People might want to play the game with their girlfriend, see? But girls are crap at games, so they’ll need this to help them through. Yeah? (My girlfriend played the game with a character build favouring elemental damage and mid-range combat, but that’s neither here nor there.)
Example two: a few months ago, the executive producers of the new Tomb Raider game, in a catastrophic case of stupid-mouth, said that at one point heroine Lara Croft was going to almost get raped by a pirate, and because of this, you – you big strong man, you – was going to feel super-protective over her and stuff. A few days later, another developer said that nobody gets raped in the game, or nearly raped, and nobody at the studio even knows what “rape” means, so, uh, we cool?
Oh, and here’s a good one: it turns out, Dead Island has history. The first game featured a female character who could unlock an ability to do more damage when attacking enemies of the opposite gender. While in development, this ability was called “Feminist Whore”. Which is lovely.
Every month, it seems, there’s a new outrage, born of stupidity, ignorance, or outright cruelty. And every month there’s another joyless round of what’s-the-problem-no-you’re-the-problem, capped off by another
sorry-you-got-offended press release from another PR department.
I haven’t even touched on the people who play games, some of whom can spout the most poisonous shit I’ve ever seen. Jade Raymond, who committed the crime of producing a major video game series while being female and attractive, got this comic made about her. (I’d advise caution before clicking on that: it’s awful.
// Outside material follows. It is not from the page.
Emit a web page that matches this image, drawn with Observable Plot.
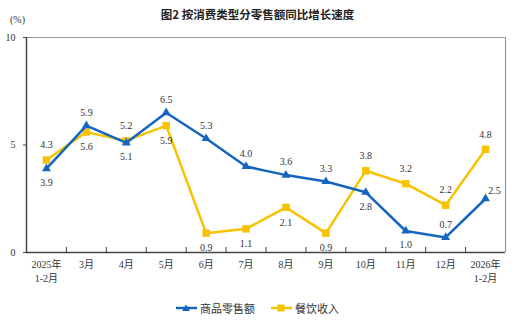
<!DOCTYPE html>
<html><head><meta charset="utf-8">
<script src="https://cdn.jsdelivr.net/npm/d3@7"></script>
<script src="https://cdn.jsdelivr.net/npm/@observablehq/plot@0.6"></script>
<style>
body{margin:0;background:#fff;}
#wrap{position:relative;width:515px;height:323px;font-family:"Liberation Serif","Noto Sans CJK SC",serif;}
#title{position:absolute;left:0;width:515px;top:6px;text-align:center;font:700 11.5px "Noto Sans CJK SC",sans-serif;color:#222;}
#unit{position:absolute;left:10px;top:14px;font-size:10px;color:#333;}
#legend{position:absolute;top:300px;left:0;width:515px;font-size:11px;color:#333;}
.li{position:absolute;display:flex;align-items:center;gap:3px;}
</style></head><body>
<div id="wrap"><div id="title">图2 按消费类型分零售额同比增长速度</div><div id="unit">(%)</div><div id="chart"></div><div id="legend"></div></div>
<script>
const categories = ["2025年\n1-2月","3月","4月","5月","6月","7月","8月","9月","10月","11月","12月","2026年\n1-2月"];
const retailGoods = [3.9,5.9,5.1,6.5,5.3,4.0,3.6,3.3,2.8,1.0,0.7,2.5];
const catering = [4.3,5.6,5.2,5.9,0.9,1.1,2.1,0.9,3.8,3.2,2.2,4.8];
const retailLabelSide = ["b","t","b","t","t","t","t","t","b","b","t","tr"];
const cateringLabelSide = ["t","b","t","b","b","b","b","b","t","t","t","t"];
const yTicks = [0,5,10];
const seriesNames = ["商品零售额","餐饮收入"];
const colors = ["#1565c0","#f7c300"];

const rows = [];
categories.forEach((c,i)=>{
  rows.push({i, x:i+0.5, v:retailGoods[i], s:seriesNames[0], side:retailLabelSide[i]});
  rows.push({i, x:i+0.5, v:catering[i], s:seriesNames[1], side:cateringLabelSide[i]});
});
const R = rows.filter(d=>d.s===seriesNames[0]);
const C = rows.filter(d=>d.s===seriesNames[1]);
const lab = (data, side, dy, dx) => Plot.text(data.filter(d=>d.side===side), {x:"x", y:"v", text:d=>d.v.toFixed(1), dy, dx:dx||0, fontSize:10, fill:"#333", fontFamily:"Liberation Serif"});

const plot = Plot.plot({
  width:515, height:323,
  marginLeft:26, marginRight:10, marginTop:37, marginBottom:71,
  x:{domain:[0,12]},
  y:{domain:[0,10]},
  style:{fontFamily:"Liberation Serif, Noto Sans CJK SC, serif", fontSize:"10px", color:"#333"},
  marks:[
    Plot.ruleY([10],{stroke:"#999",strokeWidth:1.2}),
    Plot.ruleX([12],{stroke:"#999",strokeWidth:1.2}),
    Plot.ruleX([0],{stroke:"#444",strokeWidth:1.5}),
    Plot.ruleY([0],{stroke:"#444",strokeWidth:1.5}),
    Plot.axisY({ticks:yTicks, tickSize:3, tickPadding:8, label:null, stroke:"#444", fontSize:10}),
    Plot.axisX({ticks:d3.range(1,12), tickSize:-5, tickFormat:()=>"", label:null, stroke:"#444"}),
    Plot.axisX({ticks:categories.map((c,i)=>i+0.5), tickSize:0, tickPadding:6, tickFormat:(d)=>categories[Math.round(d-0.5)], label:null, fontSize:10, lineHeight:1.35}),
    Plot.line(C,{x:"x",y:"v",stroke:colors[1],strokeWidth:2.5}),
    Plot.dot(C,{x:"x",y:"v",symbol:"square",fill:colors[1],r:4.2}),
    Plot.line(R,{x:"x",y:"v",stroke:colors[0],strokeWidth:2.5}),
    Plot.dot(R,{x:"x",y:"v",symbol:"triangle",fill:colors[0],r:3.3}),
    lab(R,"t",-13), lab(R,"b",14), lab(R,"tr",-8,9),
    lab(C,"t",-15), lab(C,"b",15)
  ]
});
document.getElementById("chart").appendChild(plot);

const leg = document.getElementById("legend");
const items = [{x:176, sym:"tri"},{x:271, sym:"sq"}];
items.forEach((it,k)=>{
  const d = document.createElement("div");
  d.className="li"; d.style.left=it.x+"px";
  const m = it.sym==="tri" ? `<polygon points="10,0.5 14,7 6,7" fill="${colors[k]}"/>` : `<rect x="6.5" y="0.5" width="7" height="7" fill="${colors[k]}"/>`;
  d.innerHTML = `<svg width="21" height="8"><line x1="0" y1="4" x2="21" y2="4" stroke="${colors[k]}" stroke-width="2.5"/>${m}</svg><span>${seriesNames[k]}</span>`;
  leg.appendChild(d);
});
</script></body></html>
Actually, just don’t click on it.) The blog Fat, Ugly or Slutty compiles messages received by women playing video games online, and is frequently almost beyond belief in its neanderthal priapism. There’s more. There’s always more.
The saddest part is, 99% of the time, this stuff is not a factor. These examples are not the totality of the culture surrounding video games, which can be thrilling, engaging, thought-provoking, weird, funny, and delightful. But these are the parts that the outside world sees, and there’s no point pretending that they don’t add up to something.
When people talk about issues like this, the idea is commonly brought up that women just aren’t interested in games, so the fact that games are made by young men, for young men, and nobody else should get a look in, is simply an inevitable function of demographics. That’s horseshit. There’s nothing intrinsically male about hitting some buttons and seeing something happening on a screen. But as young men who make and play video games, we’ve pushed everyone else away, until there’s nobody left but us.
Most men who make and play video games don’t want any part of this. But there’s no point trying to stand aside from it. By playing games, we join a culture that makes the Dead Island torso possible. It’s no good saying “But I’m not sexist!” - we’re all tainted by shit like this. If we’re not working to make video games into a more mature, friendly, inclusive place, we’re abandoning the fight.